──────── PROVIDED MATERIAL ────────
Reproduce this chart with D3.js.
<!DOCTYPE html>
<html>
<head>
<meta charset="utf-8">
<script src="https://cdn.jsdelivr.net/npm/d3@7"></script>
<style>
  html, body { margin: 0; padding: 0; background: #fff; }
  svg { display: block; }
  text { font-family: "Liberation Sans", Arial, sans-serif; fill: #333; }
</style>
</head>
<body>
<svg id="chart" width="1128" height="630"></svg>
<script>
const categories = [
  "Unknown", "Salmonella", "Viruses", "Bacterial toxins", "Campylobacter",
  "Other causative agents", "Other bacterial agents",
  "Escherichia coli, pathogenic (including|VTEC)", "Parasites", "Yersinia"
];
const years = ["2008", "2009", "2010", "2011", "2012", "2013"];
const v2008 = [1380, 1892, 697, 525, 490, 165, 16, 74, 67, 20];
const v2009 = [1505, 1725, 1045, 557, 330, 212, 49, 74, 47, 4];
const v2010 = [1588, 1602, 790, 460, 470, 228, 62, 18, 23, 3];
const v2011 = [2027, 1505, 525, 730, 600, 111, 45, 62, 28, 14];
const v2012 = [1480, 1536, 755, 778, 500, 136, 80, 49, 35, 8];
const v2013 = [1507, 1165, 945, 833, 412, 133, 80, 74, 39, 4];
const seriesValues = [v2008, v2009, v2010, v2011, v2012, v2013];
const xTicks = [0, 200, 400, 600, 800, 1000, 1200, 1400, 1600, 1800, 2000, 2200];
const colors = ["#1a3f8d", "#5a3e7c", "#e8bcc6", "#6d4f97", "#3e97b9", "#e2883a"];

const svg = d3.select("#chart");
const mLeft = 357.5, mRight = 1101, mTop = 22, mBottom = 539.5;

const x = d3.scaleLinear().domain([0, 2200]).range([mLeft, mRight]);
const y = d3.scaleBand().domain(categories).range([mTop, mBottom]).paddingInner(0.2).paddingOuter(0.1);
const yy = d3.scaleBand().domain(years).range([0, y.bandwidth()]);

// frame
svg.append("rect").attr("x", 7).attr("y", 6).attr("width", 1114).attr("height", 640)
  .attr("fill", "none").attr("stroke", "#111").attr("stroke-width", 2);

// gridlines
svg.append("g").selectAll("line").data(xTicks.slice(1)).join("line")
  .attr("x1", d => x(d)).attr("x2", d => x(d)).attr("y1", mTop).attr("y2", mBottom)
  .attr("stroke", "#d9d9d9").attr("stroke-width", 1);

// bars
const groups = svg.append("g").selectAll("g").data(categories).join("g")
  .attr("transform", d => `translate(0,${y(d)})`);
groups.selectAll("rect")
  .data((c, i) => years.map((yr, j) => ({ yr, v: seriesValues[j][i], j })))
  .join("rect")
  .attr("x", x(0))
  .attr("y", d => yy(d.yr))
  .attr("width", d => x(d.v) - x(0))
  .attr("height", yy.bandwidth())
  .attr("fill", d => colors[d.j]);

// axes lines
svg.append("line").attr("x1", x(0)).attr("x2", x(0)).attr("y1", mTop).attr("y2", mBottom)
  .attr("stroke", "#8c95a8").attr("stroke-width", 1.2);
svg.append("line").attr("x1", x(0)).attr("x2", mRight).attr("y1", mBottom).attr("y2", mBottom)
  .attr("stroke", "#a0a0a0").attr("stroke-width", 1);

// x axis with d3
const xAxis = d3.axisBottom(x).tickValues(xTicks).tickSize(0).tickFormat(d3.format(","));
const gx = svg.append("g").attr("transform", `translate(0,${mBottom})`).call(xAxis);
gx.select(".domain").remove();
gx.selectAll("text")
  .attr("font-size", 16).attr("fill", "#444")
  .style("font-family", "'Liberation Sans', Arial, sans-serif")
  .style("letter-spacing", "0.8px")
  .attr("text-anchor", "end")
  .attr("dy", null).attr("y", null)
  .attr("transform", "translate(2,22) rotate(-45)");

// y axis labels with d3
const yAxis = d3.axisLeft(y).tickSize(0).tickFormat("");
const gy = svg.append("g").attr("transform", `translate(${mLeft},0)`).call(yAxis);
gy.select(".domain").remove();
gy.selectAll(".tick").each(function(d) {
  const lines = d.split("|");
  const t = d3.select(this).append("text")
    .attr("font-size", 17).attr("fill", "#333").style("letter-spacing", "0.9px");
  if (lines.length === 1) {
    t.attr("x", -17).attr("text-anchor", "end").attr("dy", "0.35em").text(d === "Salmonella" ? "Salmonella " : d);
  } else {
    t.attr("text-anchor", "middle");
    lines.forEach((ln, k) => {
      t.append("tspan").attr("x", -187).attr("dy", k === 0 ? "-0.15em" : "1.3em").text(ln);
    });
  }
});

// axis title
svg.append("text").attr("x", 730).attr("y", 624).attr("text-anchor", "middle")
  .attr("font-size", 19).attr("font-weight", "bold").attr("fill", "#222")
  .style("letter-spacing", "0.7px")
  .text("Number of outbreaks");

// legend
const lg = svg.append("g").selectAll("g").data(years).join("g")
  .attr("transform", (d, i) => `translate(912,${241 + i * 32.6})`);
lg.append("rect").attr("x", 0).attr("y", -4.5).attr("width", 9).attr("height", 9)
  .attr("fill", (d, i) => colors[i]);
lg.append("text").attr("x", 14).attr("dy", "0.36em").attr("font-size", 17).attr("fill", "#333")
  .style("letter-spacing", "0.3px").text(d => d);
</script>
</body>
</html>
────────
**EXERCISE TASK:**
Return the lines above precisely as they appear, beginning at the first line and ending at the line with "const mLeft = 357.5, mRight", and nothing after it.

**EXERCISE RESULT:**
Reproduce this chart with D3.js.
<!DOCTYPE html>
<html>
<head>
<meta charset="utf-8">
<script src="https://cdn.jsdelivr.net/npm/d3@7"></script>
<style>
  html, body { margin: 0; padding: 0; background: #fff; }
  svg { display: block; }
  text { font-family: "Liberation Sans", Arial, sans-serif; fill: #333; }
</style>
</head>
<body>
<svg id="chart" width="1128" height="630"></svg>
<script>
const categories = [
  "Unknown", "Salmonella", "Viruses", "Bacterial toxins", "Campylobacter",
  "Other causative agents", "Other bacterial agents",
  "Escherichia coli, pathogenic (including|VTEC)", "Parasites", "Yersinia"
];
const years = ["2008", "2009", "2010", "2011", "2012", "2013"];
const v2008 = [1380, 1892, 697, 525, 490, 165, 16, 74, 67, 20];
const v2009 = [1505, 1725, 1045, 557, 330, 212, 49, 74, 47, 4];
const v2010 = [1588, 1602, 790, 460, 470, 228, 62, 18, 23, 3];
const v2011 = [2027, 1505, 525, 730, 600, 111, 45, 62, 28, 14];
const v2012 = [1480, 1536, 755, 778, 500, 136, 80, 49, 35, 8];
const v2013 = [1507, 1165, 945, 833, 412, 133, 80, 74, 39, 4];
const seriesValues = [v2008, v2009, v2010, v2011, v2012, v2013];
const xTicks = [0, 200, 400, 600, 800, 1000, 1200, 1400, 1600, 1800, 2000, 2200];
const colors = ["#1a3f8d", "#5a3e7c", "#e8bcc6", "#6d4f97", "#3e97b9", "#e2883a"];

const svg = d3.select("#chart");
const mLeft = 357.5, mRight = 1101, mTop = 22, mBottom = 539.5;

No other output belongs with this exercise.